I left the room to bring back a dictionary, but returned with a thick guide to Missouri flora. Tonight I shall sleep with a dictionary and a thesaurus on either side of my head. Is there a surer catalyst to madness, strapping your skull and all its screaming dreams between these two sizzling battery terminals? I want to exist in the arclite.

Thesaurus Rex

Just finished O. S. Card's Seventh Son, just began The Shining, and I'm eagerly halfway through it in just two days. Locked by inclement weather in the hills as I am, bound to the quiet, warm house by snowdrifts and plummeting mercury, I consider my finally reading this book to be as well-timed as I could've hoped. Interesting: I hardly ever read contemporary fiction, least of all fantasy or horror, but these last two books I've read I've truly enjoyed, and both deal with a young boy and his "knack", both boys born with a caul. I didn't even know of this term and the associated folklore a week ago. There are no coincedences, eh? I think it prudently safe, though, to chalk up the mundane to nothing more.

I suppose I should go to bed soon. I'll read more of The Shining until it scares the hell out of me again and I have to turn on some lights and avoid looking out of windows or into the bath tub. I need to see Kubrick's movie.
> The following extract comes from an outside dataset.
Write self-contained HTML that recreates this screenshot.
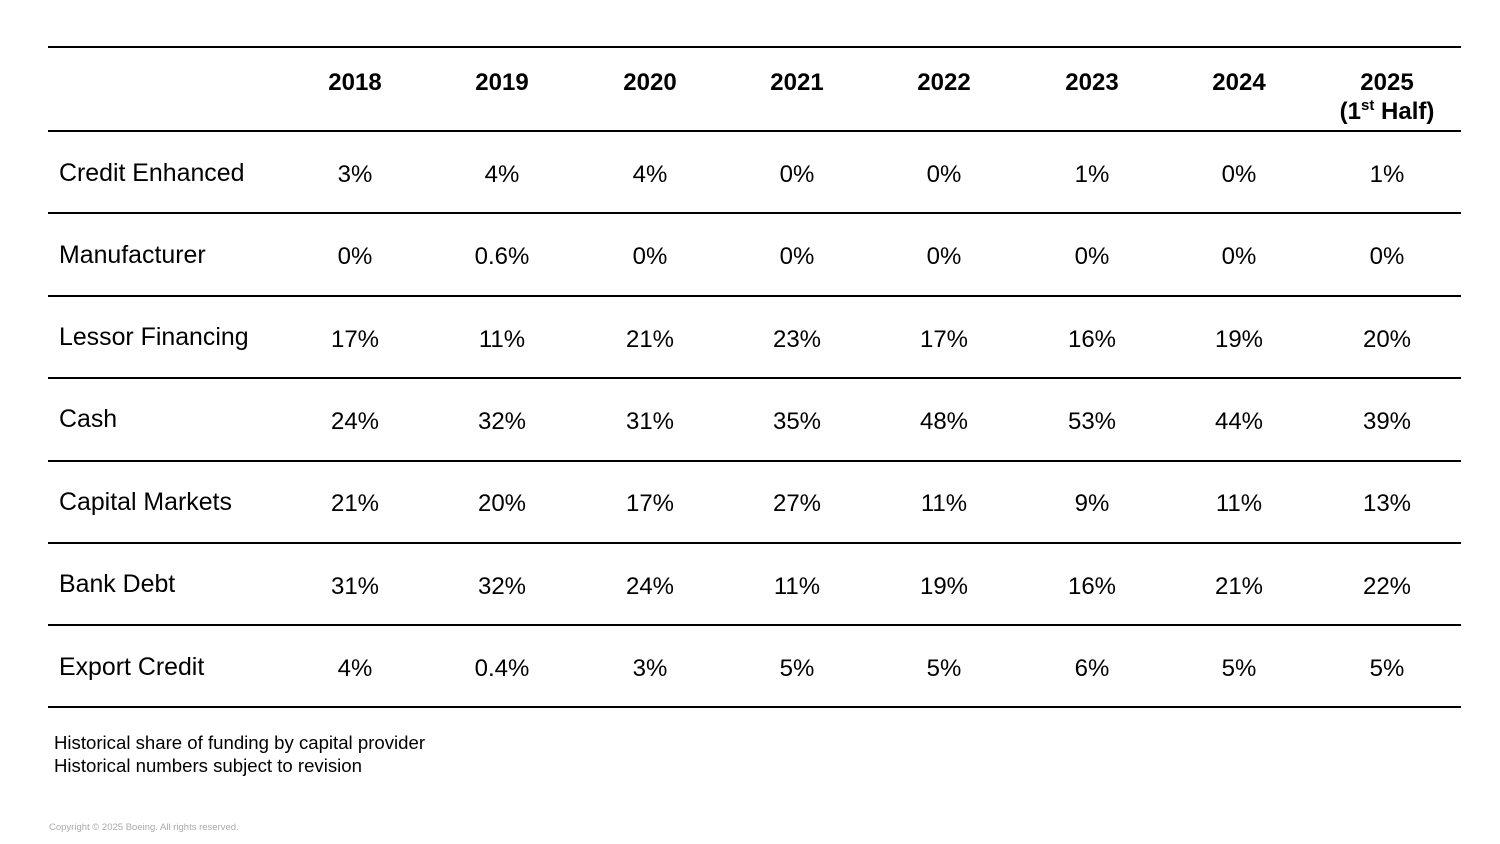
<!DOCTYPE html>
<html><head><meta charset="utf-8"><style>
body{margin:0;background:#fff;}
svg{display:block;font-family:"Liberation Sans",Arial,sans-serif;}
</style></head><body>
<svg width="1500" height="844" xmlns="http://www.w3.org/2000/svg">
<g stroke="#000" stroke-width="2">
<line x1="48" x2="1461" y1="47" y2="47"/>
<line x1="48" x2="1461" y1="131" y2="131"/>
<line x1="48" x2="1461" y1="213" y2="213"/>
<line x1="48" x2="1461" y1="296" y2="296"/>
<line x1="48" x2="1461" y1="378" y2="378"/>
<line x1="48" x2="1461" y1="461" y2="461"/>
<line x1="48" x2="1461" y1="543" y2="543"/>
<line x1="48" x2="1461" y1="625" y2="625"/>
<line x1="48" x2="1461" y1="707" y2="707"/>
</g>
<g font-size="24" font-weight="bold" text-anchor="middle" fill="#000">
<text x="355" y="90">2018</text><text x="502" y="90">2019</text><text x="650" y="90">2020</text><text x="797" y="90">2021</text><text x="944" y="90">2022</text><text x="1092" y="90">2023</text><text x="1239" y="90">2024</text><text x="1387" y="90">2025</text>
<text x="1387" y="119">(1<tspan font-size="15" dy="-9">st</tspan><tspan dy="9"> Half)</tspan></text>
</g>
<g font-size="24.9" fill="#000">
<text x="59" y="181">Credit Enhanced</text>
<text x="59" y="263">Manufacturer</text>
<text x="59" y="345">Lessor Financing</text>
<text x="59" y="427">Cash</text>
<text x="59" y="510">Capital Markets</text>
<text x="59" y="592">Bank Debt</text>
<text x="59" y="675">Export Credit</text>
</g>
<g font-size="24" text-anchor="middle" fill="#000">
<g transform="translate(0,182)"><text x="355">3%</text><text x="502">4%</text><text x="650">4%</text><text x="797">0%</text><text x="944">0%</text><text x="1092">1%</text><text x="1239">0%</text><text x="1387">1%</text></g>
<g transform="translate(0,264)"><text x="355">0%</text><text x="502">0.6%</text><text x="650">0%</text><text x="797">0%</text><text x="944">0%</text><text x="1092">0%</text><text x="1239">0%</text><text x="1387">0%</text></g>
<g transform="translate(0,347)"><text x="355">17%</text><text x="502">11%</text><text x="650">21%</text><text x="797">23%</text><text x="944">17%</text><text x="1092">16%</text><text x="1239">19%</text><text x="1387">20%</text></g>
<g transform="translate(0,429)"><text x="355">24%</text><text x="502">32%</text><text x="650">31%</text><text x="797">35%</text><text x="944">48%</text><text x="1092">53%</text><text x="1239">44%</text><text x="1387">39%</text></g>
<g transform="translate(0,511)"><text x="355">21%</text><text x="502">20%</text><text x="650">17%</text><text x="797">27%</text><text x="944">11%</text><text x="1092">9%</text><text x="1239">11%</text><text x="1387">13%</text></g>
<g transform="translate(0,594)"><text x="355">31%</text><text x="502">32%</text><text x="650">24%</text><text x="797">11%</text><text x="944">19%</text><text x="1092">16%</text><text x="1239">21%</text><text x="1387">22%</text></g>
<g transform="translate(0,676)"><text x="355">4%</text><text x="502">0.4%</text><text x="650">3%</text><text x="797">5%</text><text x="944">5%</text><text x="1092">6%</text><text x="1239">5%</text><text x="1387">5%</text></g>
</g>
<text x="54" y="749" font-size="18.6" fill="#000">Historical share of funding by capital provider</text>
<text x="54" y="772" font-size="18.6" fill="#000">Historical numbers subject to revision</text>
<text x="49" y="830" font-size="9.5" fill="#aaa">Copyright © 2025 Boeing. All rights reserved.</text>
</svg>
</body></html>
". . . on getting away from social conventions and coming closer to nature, we cannot help becoming children: all the things that have been acquired are shed by the soul, and it becomes again as it was once, and as it is surely to be again someday." - Lermontov, from A Hero of Our Time

Just now, in his sleep, Tony said something about "shitting on kids".

1 comment:

Seve Isaacs said...

I really enjoyed the Seventh Son. I read the whole series when I returned from Ukraine.